(Stored records)
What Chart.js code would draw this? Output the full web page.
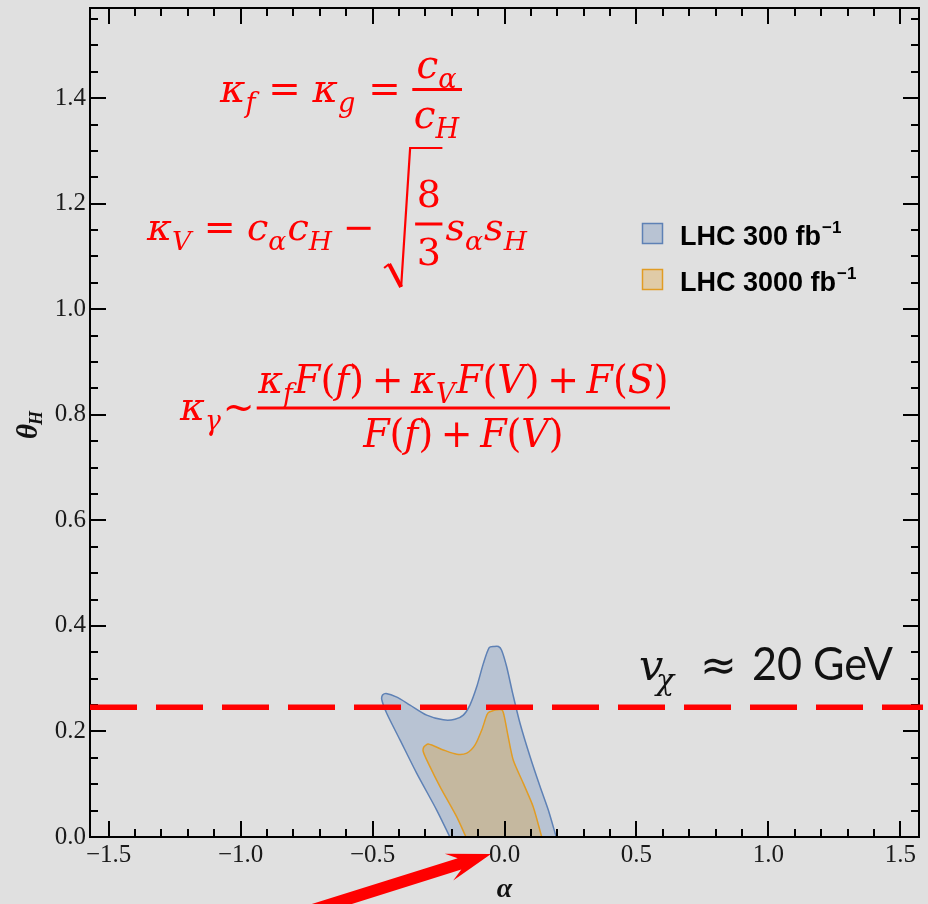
<!DOCTYPE html>
<html>
<head>
<meta charset="utf-8">
<script src="https://cdn.jsdelivr.net/npm/chart.js@4.4.1/dist/chart.umd.min.js"></script>
<style>
  html, body { margin: 0; padding: 0; background: #e0e0e0; }
  #wrap { width: 928px; height: 904px; position: relative; }
</style>
</head>
<body>
<div id="wrap"><canvas id="chart"></canvas></div>
<script>
// Axis ranges: alpha and theta_H in radians
const HALF_PI = Math.PI / 2;
const xTickValues = [-1.5, -1.0, -0.5, 0.0, 0.5, 1.0, 1.5];
const yTickValues = [0.0, 0.2, 0.4, 0.6, 0.8, 1.0, 1.2, 1.4];

// Allowed region, LHC 300 fb^-1 (outline, closed along theta_H = 0)
const lhc300Alpha = [-0.207, -0.257, -0.333, -0.396, -0.446, -0.465, -0.462, -0.449, -0.408, -0.358,
  -0.295, -0.232, -0.188, -0.156, -0.131, -0.105, -0.080, -0.058, -0.040, -0.023, -0.011, 0.008,
  0.031, 0.059, 0.097, 0.135, 0.166, 0.196];
const lhc300Theta = [0.000, 0.051, 0.121, 0.184, 0.234, 0.260, 0.269, 0.272, 0.265, 0.250,
  0.231, 0.222, 0.223, 0.231, 0.250, 0.285, 0.329, 0.359, 0.361, 0.361, 0.354, 0.323,
  0.272, 0.215, 0.152, 0.095, 0.051, 0.000];

// Allowed region, LHC 3000 fb^-1
const lhc3000Alpha = [-0.146, -0.181, -0.244, -0.289, -0.308, -0.305, -0.289, -0.232, -0.181, -0.143,
  -0.112, -0.086, -0.067, -0.058, -0.011, -0.002, 0.014, 0.033, 0.071, 0.109, 0.141];
const lhc3000Theta = [0.000, 0.038, 0.095, 0.140, 0.162, 0.171, 0.176, 0.165, 0.157, 0.159,
  0.174, 0.203, 0.231, 0.237, 0.241, 0.231, 0.190, 0.146, 0.102, 0.057, 0.000];

// theta_H corresponding to v_chi = 20 GeV
const vevTheta = 0.246;
const vevAlphaRange = [-HALF_PI, 1.586];

const seriesNames = ['LHC 300 fb', 'LHC 3000 fb'];
const seriesLine = ['rgb(94,129,181)', 'rgb(225,156,36)'];
const seriesFill = ['rgba(94,129,181,0.3)', 'rgba(225,156,36,0.3)'];

const toPoints = (xs, ys) => xs.map((v, i) => ({ x: v, y: ys[i] }));

const SERIF = '"Liberation Serif", serif';
const MATH = '"DejaVu Serif", serif';
const RED = '#ff0000';

// ---------- small math typesetting helpers ----------
function mfont(size, italic, bold, fam) {
  return (italic ? 'italic ' : '') + (bold ? 'bold ' : '') + size + 'px ' + (fam || MATH);
}
function layoutRun(ctx, items, size) {
  let w = 0;
  const out = [];
  for (const it of items) {
    if (it.gap !== undefined) { w += it.gap * size; continue; }
    const s = (it.sub || it.sup) ? size * 0.7 : size;
    ctx.font = mfont(s, it.i);
    const tw = ctx.measureText(it.t).width;
    out.push(Object.assign({}, it, { x: w, s: s, w: tw }));
    w += tw + (it.k || 0) * size;
  }
  return { items: out, w: w };
}
function drawRun(ctx, run, x, y, size) {
  for (const g of run.items) {
    ctx.font = mfont(g.s, g.i);
    const dy = g.sub ? size * 0.26 : (g.sup ? -size * 0.38 : 0);
    ctx.fillText(g.t, x + g.x, y + dy);
  }
}
function fraction(ctx, num, den, size) {
  const rn = layoutRun(ctx, num, size);
  const rd = layoutRun(ctx, den, size);
  const w = Math.max(rn.w, rd.w) + size * 0.08;
  return { rn, rd, w };
}
function drawFraction(ctx, fr, x, barY, size, numDrop, denDrop) {
  drawRun(ctx, fr.rn, x + (fr.w - fr.rn.w) / 2, barY - numDrop, size);
  drawRun(ctx, fr.rd, x + (fr.w - fr.rd.w) / 2, barY + denDrop, size);
  ctx.fillRect(x, barY - 1.5, fr.w, 3);
}

const I = (t, extra) => Object.assign({ t: t, i: 1 }, extra || {});
const U = (t) => ({ t: t });
const SUB = (t) => ({ t: t, i: 1, sub: 1, k: 0.03 });
const G = (g) => ({ gap: g });

function drawFormulas(ctx) {
  ctx.save();
  ctx.fillStyle = RED;
  ctx.strokeStyle = RED;
  ctx.textBaseline = 'alphabetic';
  ctx.textAlign = 'left';

  // kappa_f = kappa_g = c_alpha / c_H
  {
    const size = 39;
    const run = layoutRun(ctx, [I('κ'), SUB('f'), G(0.3), U('='), G(0.3), I('κ'), SUB('g'), G(0.3), U('='), G(0.3)], size);
    const fr = fraction(ctx, [I('c'), SUB('α')], [I('c'), SUB('H')], size);
    const natural = run.w + fr.w;
    const x0 = 220, x1 = 462, base = 102;
    ctx.save();
    ctx.translate(x0, 0);
    ctx.scale((x1 - x0) / natural, 1);
    drawRun(ctx, run, 0, base, size);
    drawFraction(ctx, fr, run.w, 89.5, size, 12, 38);
    ctx.restore();
  }

  // kappa_V = c_alpha c_H - sqrt(8/3) s_alpha s_H
  {
    const size = 38;
    const runA = layoutRun(ctx, [I('κ'), SUB('V'), G(0.3), U('='), G(0.3), I('c'), SUB('α'), I('c'), SUB('H'), G(0.25), U('−'), G(0.25)], size);
    const fr = fraction(ctx, [U('8')], [U('3')], size);
    const radW = 31;
    const runB = layoutRun(ctx, [G(0.08), I('s'), SUB('α'), I('s'), SUB('H')], size);
    const natural = runA.w + radW + fr.w + runB.w;
    const x0 = 147, x1 = 528, base = 240;
    ctx.save();
    ctx.translate(x0, 0);
    ctx.scale((x1 - x0) / natural, 1);
    drawRun(ctx, runA, 0, base, size);
    const fx = runA.w + radW;
    const barY = 224;
    drawFraction(ctx, fr, fx, barY, size, 17, 41);
    // radical sign
    ctx.lineJoin = 'miter';
    ctx.lineWidth = 2.2;
    ctx.beginPath();
    ctx.moveTo(fx - 31, barY + 44);
    ctx.lineTo(fx - 26, barY + 40);
    ctx.stroke();
    ctx.lineWidth = 4;
    ctx.beginPath();
    ctx.moveTo(fx - 26, barY + 40);
    ctx.lineTo(fx - 14, barY + 63);
    ctx.stroke();
    ctx.lineWidth = 2.2;
    ctx.beginPath();
    ctx.moveTo(fx - 14, barY + 63);
    ctx.lineTo(fx - 5, barY - 76);
    ctx.lineTo(fx + fr.w, barY - 76);
    ctx.stroke();
    drawRun(ctx, runB, fx + fr.w, base, size);
    ctx.restore();
  }

  // kappa_gamma ~ (kappa_f F(f) + kappa_V F(V) + F(S)) / (F(f) + F(V))
  {
    const size = 39;
    const run = layoutRun(ctx, [I('κ'), SUB('γ'), G(0.02), U('~'), G(0.06)], size);
    const fr = fraction(ctx,
      [I('κ'), SUB('f'), I('F'), U('('), I('f'), U(')'), G(0.2), U('+'), G(0.2),
       I('κ'), SUB('V'), I('F'), U('('), I('V'), U(')'), G(0.2), U('+'), G(0.2),
       I('F'), U('('), I('S'), U(')')],
      [I('F'), U('('), I('f'), U(')'), G(0.2), U('+'), G(0.2), I('F'), U('('), I('V'), U(')')],
      size);
    const natural = run.w + fr.w;
    const x0 = 180, x1 = 670, base = 420;
    ctx.save();
    ctx.translate(x0, 0);
    ctx.scale((x1 - x0) / natural, 1);
    drawRun(ctx, run, 0, base, size);
    drawFraction(ctx, fr, run.w, 408, size, 15, 39);
    ctx.restore();
  }
  ctx.restore();
}

function drawVevLabel(ctx) {
  ctx.save();
  ctx.fillStyle = '#111';
  ctx.textBaseline = 'alphabetic';
  ctx.textAlign = 'left';
  ctx.font = mfont(43, true);
  ctx.fillText('v', 639, 680);
  ctx.font = mfont(30, true);
  ctx.fillText('χ', 656, 690);
  ctx.font = '44px "DejaVu Sans", sans-serif';
  ctx.fillText('≈', 700, 680);
  // "20 GeV", set a little condensed
  ctx.font = '46px Lato, "Open Sans", sans-serif';
  const txt = '20 GeV';
  const w = ctx.measureText(txt).width;
  ctx.translate(752, 0);
  ctx.scale(141 / w, 1);
  ctx.fillText(txt, 0, 680);
  ctx.restore();
}

function drawLegend(ctx) {
  ctx.save();
  const rows = [223, 269];
  rows.forEach((top, i) => {
    ctx.fillStyle = '#e0e0e0';
    ctx.fillRect(642, top, 21, 21);
    ctx.fillStyle = seriesFill[i];
    ctx.fillRect(642, top, 21, 21);
    ctx.strokeStyle = seriesLine[i];
    ctx.lineWidth = 1.5;
    ctx.strokeRect(642.5, top + 0.5, 20, 20);
    ctx.fillStyle = '#000';
    ctx.textBaseline = 'alphabetic';
    ctx.font = 'bold 27px "Liberation Sans", Arial, sans-serif';
    const base = top + 22;
    ctx.fillText(seriesNames[i], 680, base);
    const w = ctx.measureText(seriesNames[i]).width;
    ctx.font = 'bold 17px "Liberation Sans", Arial, sans-serif';
    ctx.fillText('−1', 680 + w + 1, base - 12);
  });
  ctx.restore();
}

function drawAxisTitles(ctx, area) {
  ctx.save();
  ctx.fillStyle = '#111';
  ctx.textBaseline = 'alphabetic';
  ctx.textAlign = 'center';
  ctx.font = mfont(28, true, true, SERIF);
  ctx.fillText('α', (area.left + area.right) / 2, 897);
  // theta_H, rotated
  ctx.translate(37, 439);
  ctx.rotate(-Math.PI / 2);
  ctx.textAlign = 'left';
  ctx.font = mfont(29, true, true, SERIF);
  ctx.fillText('θ', 0, 0);
  const w = ctx.measureText('θ').width;
  ctx.font = mfont(18, true, true, SERIF);
  ctx.fillText('H', w - 1, 5);
  ctx.restore();
}

function drawArrow(ctx) {
  ctx.save();
  ctx.fillStyle = RED;
  const tip = { x: 491, y: 854 };
  const tail = { x: 300, y: 914 };
  const dx = tip.x - tail.x, dy = tip.y - tail.y;
  const L = Math.hypot(dx, dy);
  const ux = dx / L, uy = dy / L;     // along
  const nx = -uy, ny = ux;            // normal
  const P = (a, n) => [tip.x + ux * a + nx * n, tip.y + uy * a + ny * n];
  const pts = [
    P(0, 0), P(-44, 14), P(-33, 6), P(-L, 6), P(-L, -6), P(-33, -6), P(-44, -14)
  ];
  ctx.beginPath();
  ctx.moveTo(pts[0][0], pts[0][1]);
  for (let i = 1; i < pts.length; i++) ctx.lineTo(pts[i][0], pts[i][1]);
  ctx.closePath();
  ctx.fill();
  ctx.restore();
}

// Frame with inward major/minor ticks on all four sides
const framePlugin = {
  id: 'frame',
  afterDatasetDraw(chart, args) {
    if (args.index !== 1) return;
    const { ctx, chartArea: a, scales } = chart;
    const xs = scales.x, ys = scales.y;
    ctx.save();
    ctx.strokeStyle = '#000';
    ctx.lineWidth = 2;
    ctx.strokeRect(a.left, a.top, a.right - a.left, a.bottom - a.top);
    ctx.beginPath();
    for (let i = -15; i <= 15; i++) {
      const px = Math.round(xs.getPixelForValue(i / 10));
      const len = i % 5 === 0 ? 16 : 8;
      ctx.moveTo(px, a.bottom); ctx.lineTo(px, a.bottom - len);
      ctx.moveTo(px, a.top); ctx.lineTo(px, a.top + len);
    }
    for (let i = 0; i / 20 <= HALF_PI; i++) {
      const py = Math.round(ys.getPixelForValue(i / 20));
      const len = i % 4 === 0 ? 16 : 8;
      ctx.moveTo(a.left, py); ctx.lineTo(a.left + len, py);
      ctx.moveTo(a.right, py); ctx.lineTo(a.right - len, py);
    }
    ctx.stroke();
    ctx.restore();
  },
  afterDraw(chart) {
    const ctx = chart.ctx;
    drawFormulas(ctx);
    drawVevLabel(ctx);
    drawLegend(ctx);
    drawAxisTitles(ctx, chart.chartArea);
    drawArrow(ctx);
  }
};

const fmt = (v) => (v < 0 ? '−' : '') + Math.abs(v).toFixed(1);
const noEdgePadding = (s) => { s.paddingTop = 0; s.paddingBottom = 0; s.paddingLeft = 0; s.paddingRight = 0; };

new Chart(document.getElementById('chart'), {
  type: 'scatter',
  data: {
    datasets: [
      {
        label: 'v_chi = 20 GeV',
        data: [{ x: vevAlphaRange[0], y: vevTheta }, { x: vevAlphaRange[1], y: vevTheta }],
        showLine: true,
        borderColor: RED,
        borderWidth: 5.5,
        borderDash: [47, 19],
        borderCapStyle: 'butt',
        pointRadius: 0,
        fill: false,
        clip: false
      },
      {
        label: seriesNames[1],
        data: toPoints(lhc3000Alpha, lhc3000Theta),
        showLine: true,
        borderColor: seriesLine[1],
        backgroundColor: seriesFill[1],
        borderWidth: 1.5,
        pointRadius: 0,
        tension: 0.25,
        fill: 'shape'
      },
      {
        label: seriesNames[0],
        data: toPoints(lhc300Alpha, lhc300Theta),
        showLine: true,
        borderColor: seriesLine[0],
        backgroundColor: seriesFill[0],
        borderWidth: 1.5,
        pointRadius: 0,
        tension: 0.25,
        fill: 'shape'
      }
    ]
  },
  options: {
    responsive: true,
    maintainAspectRatio: false,
    animation: false,
    events: [],
    layout: { padding: { left: 0, top: 8, right: 9, bottom: 0 } },
    plugins: { legend: { display: false }, tooltip: { enabled: false } },
    scales: {
      x: {
        type: 'linear',
        min: -HALF_PI,
        max: HALF_PI,
        grid: { display: false, drawTicks: false },
        border: { display: false },
        afterFit: (s) => { s.height = 67; noEdgePadding(s); },
        afterBuildTicks: (s) => { s.ticks = xTickValues.map(v => ({ value: v })); },
        ticks: {
          padding: 3,
          maxRotation: 0,
          autoSkip: false,
          color: '#1a1a1a',
          font: { family: '"Liberation Serif"', size: 25 },
          callback: (v) => fmt(v)
        }
      },
      y: {
        type: 'linear',
        min: 0,
        max: HALF_PI,
        grid: { display: false, drawTicks: false },
        border: { display: false },
        afterFit: (s) => { s.width = 90; noEdgePadding(s); },
        afterBuildTicks: (s) => { s.ticks = yTickValues.map(v => ({ value: v })); },
        ticks: {
          padding: 4,
          autoSkip: false,
          color: '#1a1a1a',
          font: { family: '"Liberation Serif"', size: 25 },
          callback: (v) => fmt(v)
        }
      }
    }
  },
  plugins: [framePlugin]
});
</script>
</body>
</html>
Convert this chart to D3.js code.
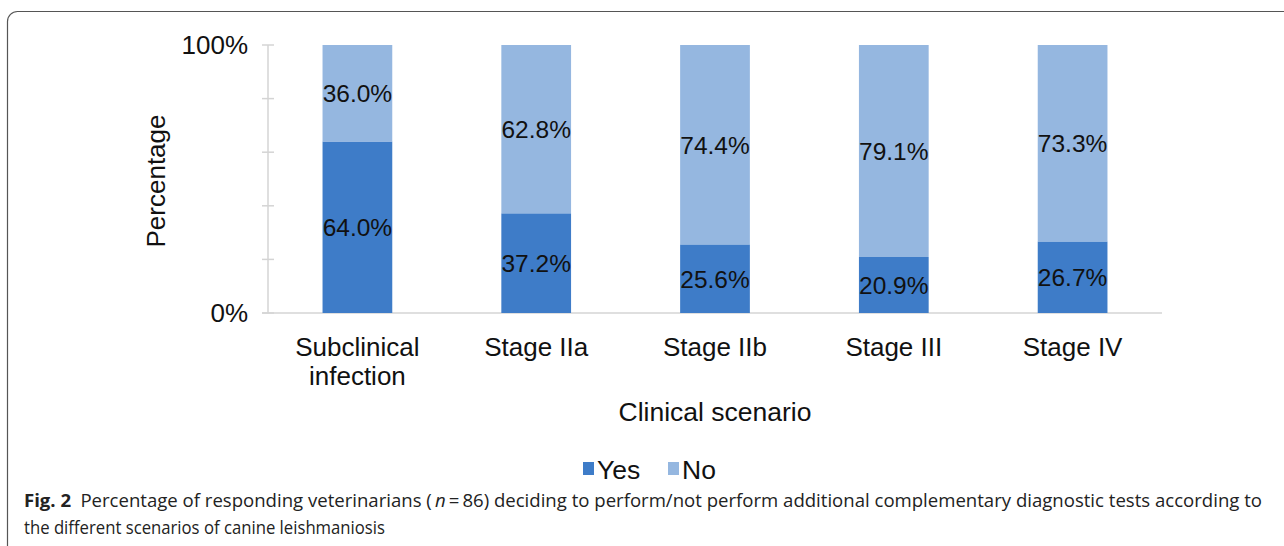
<!DOCTYPE html>
<html>
<head>
<meta charset="utf-8">
<script src="https://cdn.jsdelivr.net/npm/d3@7"></script>
<style>
	html, body { margin: 0; padding: 0; background: #fff; }
	svg { display: block; }
</style>
</head>
<body>
<div id="chart"></div>
<script>
const categories = [["Subclinical", "infection"], ["Stage IIa"], ["Stage IIb"], ["Stage III"], ["Stage IV"]];
const yesValues = [64.0, 37.2, 25.6, 20.9, 26.7];
const noValues = [36.0, 62.8, 74.4, 79.1, 73.3];
const seriesNames = ["Yes", "No"];
const yTicks = [0, 20, 40, 60, 80, 100];
const yTickLabels = ["0%", "", "", "", "", "100%"];

const width = 1284, height = 546;
const colors = { Yes: "#3e7cc8", No: "#95b7e0" };
const axisGrey = "#d4d4d4";
const chartFont = "'Liberation Sans', Arial, sans-serif";

const svg = d3.select("#chart").append("svg")
	.attr("width", width)
	.attr("height", height);

// panel frame (rounded, runs off right and bottom)
svg.append("rect")
	.attr("x", 7.5).attr("y", 11.5)
	.attr("width", 1400).attr("height", 700)
	.attr("rx", 10)
	.attr("fill", "none")
	.attr("stroke", "#555")
	.attr("stroke-width", 1.2);

const x = d3.scaleBand()
	.domain(d3.range(categories.length))
	.range([268, 1162])
	.padding(0);

const y = d3.scaleLinear()
	.domain([0, 100])
	.range([313, 45]);

const barW = x.bandwidth() * 0.39;

const rows = categories.map((c, i) => ({ i, Yes: yesValues[i], No: noValues[i] }));
const stacked = d3.stack().keys(seriesNames)(rows);

// y axis
const yAxis = svg.append("g");
yAxis.append("line")
	.attr("x1", 268).attr("x2", 268)
	.attr("y1", y(100)).attr("y2", y(0))
	.attr("stroke", axisGrey).attr("stroke-width", 1.5);
yAxis.selectAll("line.tick")
	.data(yTicks)
	.join("line")
	.attr("class", "tick")
	.attr("x1", 262).attr("x2", 274)
	.attr("y1", d => y(d)).attr("y2", d => y(d))
	.attr("stroke", axisGrey).attr("stroke-width", 1.5);
yAxis.selectAll("text")
	.data(yTicks)
	.join("text")
	.attr("x", 248)
	.attr("y", d => y(d))
	.attr("dy", "0.36em")
	.attr("text-anchor", "end")
	.attr("font-family", chartFont)
	.attr("font-size", 26)
	.attr("fill", "#111")
	.text((d, i) => yTickLabels[i]);

// x axis line
svg.append("line")
	.attr("x1", 262).attr("x2", 1162)
	.attr("y1", y(0)).attr("y2", y(0))
	.attr("stroke", axisGrey).attr("stroke-width", 1.5);

// bars
const layer = svg.append("g").selectAll("g")
	.data(stacked)
	.join("g")
	.attr("fill", d => colors[d.key]);

layer.selectAll("rect")
	.data(d => d)
	.join("rect")
	.attr("x", d => x(d.data.i) + (x.bandwidth() - barW) / 2)
	.attr("y", d => y(d[1]))
	.attr("width", barW)
	.attr("height", d => y(d[0]) - y(d[1]));

layer.selectAll("text")
	.data(d => d.map(p => ({ p, key: d.key })))
	.join("text")
	.attr("x", d => x(d.p.data.i) + x.bandwidth() / 2)
	.attr("y", d => (y(d.p[0]) + y(d.p[1])) / 2)
	.attr("dy", "0.36em")
	.attr("text-anchor", "middle")
	.attr("font-family", chartFont)
	.attr("font-size", 24.5)
	.attr("fill", "#111")
	.text(d => d.p.data[d.key].toFixed(1) + "%");

// category labels
svg.append("g").selectAll("text")
	.data(categories)
	.join("text")
	.attr("x", (d, i) => x(i) + x.bandwidth() / 2)
	.attr("y", 356)
	.attr("text-anchor", "middle")
	.attr("font-family", chartFont)
	.attr("font-size", 26)
	.attr("fill", "#111")
	.selectAll("tspan")
	.data(d => d)
	.join("tspan")
	.attr("x", function() { return this.parentNode.getAttribute("x"); })
	.attr("dy", (d, i) => i === 0 ? "0px" : "29px")
	.text(d => d);

// axis titles
svg.append("text")
	.attr("x", 715).attr("y", 421)
	.attr("text-anchor", "middle")
	.attr("font-family", chartFont)
	.attr("font-size", 26.5)
	.attr("fill", "#111")
	.text("Clinical scenario");

svg.append("text")
	.attr("transform", "translate(165,181) rotate(-90)")
	.attr("text-anchor", "middle")
	.attr("font-family", chartFont)
	.attr("font-size", 26)
	.attr("fill", "#111")
	.text("Percentage");

// legend
const legend = svg.append("g").attr("font-family", chartFont).attr("font-size", 26.5);
const legendItems = [{ key: "Yes", x: 583 }, { key: "No", x: 668 }];
legend.selectAll("rect")
	.data(legendItems)
	.join("rect")
	.attr("x", d => d.x).attr("y", 462)
	.attr("width", 11).attr("height", 13)
	.attr("fill", d => colors[d.key]);
legend.selectAll("text")
	.data(legendItems)
	.join("text")
	.attr("x", d => d.x + 14).attr("y", 479)
	.attr("fill", "#111")
	.text(d => d.key);

// caption
const capFont = "'Open Sans', 'Noto Sans', sans-serif";
const cap1 = svg.append("text")
	.attr("x", 24).attr("y", 507)
	.attr("font-family", capFont)
	.attr("font-size", 18.5)
	.attr("fill", "#222")
	.attr("textLength", 1238)
	.attr("lengthAdjust", "spacingAndGlyphs");
cap1.append("tspan").attr("font-weight", "bold").text("Fig. 2");
cap1.append("tspan").text("\u2002Percentage of responding veterinarians (\u2009");
cap1.append("tspan").attr("font-style", "italic").text("n");
cap1.append("tspan").text("\u2009=\u200986) deciding to perform/not perform additional complementary diagnostic tests according to");

svg.append("text")
	.attr("x", 24).attr("y", 534)
	.attr("font-family", capFont)
	.attr("font-size", 18.5)
	.attr("fill", "#222")
	.attr("textLength", 361)
	.attr("lengthAdjust", "spacingAndGlyphs")
	.text("the different scenarios of canine leishmaniosis");
</script>
</body>
</html>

Task objective — Leave out the pictures and repeat the lines from the start of the material through the line with "const yTickValues = [0.0, 0.2, 0.4, 0.6, 0.8, 1.0, 1.2, 1.4];", inclusive.

Solved problem —
What Chart.js code would draw this? Output the full web page.
<!DOCTYPE html>
<html>
<head>
<meta charset="utf-8">
<script src="https://cdn.jsdelivr.net/npm/chart.js@4.4.1/dist/chart.umd.min.js"></script>
<style>
  html, body { margin: 0; padding: 0; background: #e0e0e0; }
  #wrap { width: 928px; height: 904px; position: relative; }
</style>
</head>
<body>
<div id="wrap"><canvas id="chart"></canvas></div>
<script>
// Axis ranges: alpha and theta_H in radians
const HALF_PI = Math.PI / 2;
const xTickValues = [-1.5, -1.0, -0.5, 0.0, 0.5, 1.0, 1.5];
const yTickValues = [0.0, 0.2, 0.4, 0.6, 0.8, 1.0, 1.2, 1.4];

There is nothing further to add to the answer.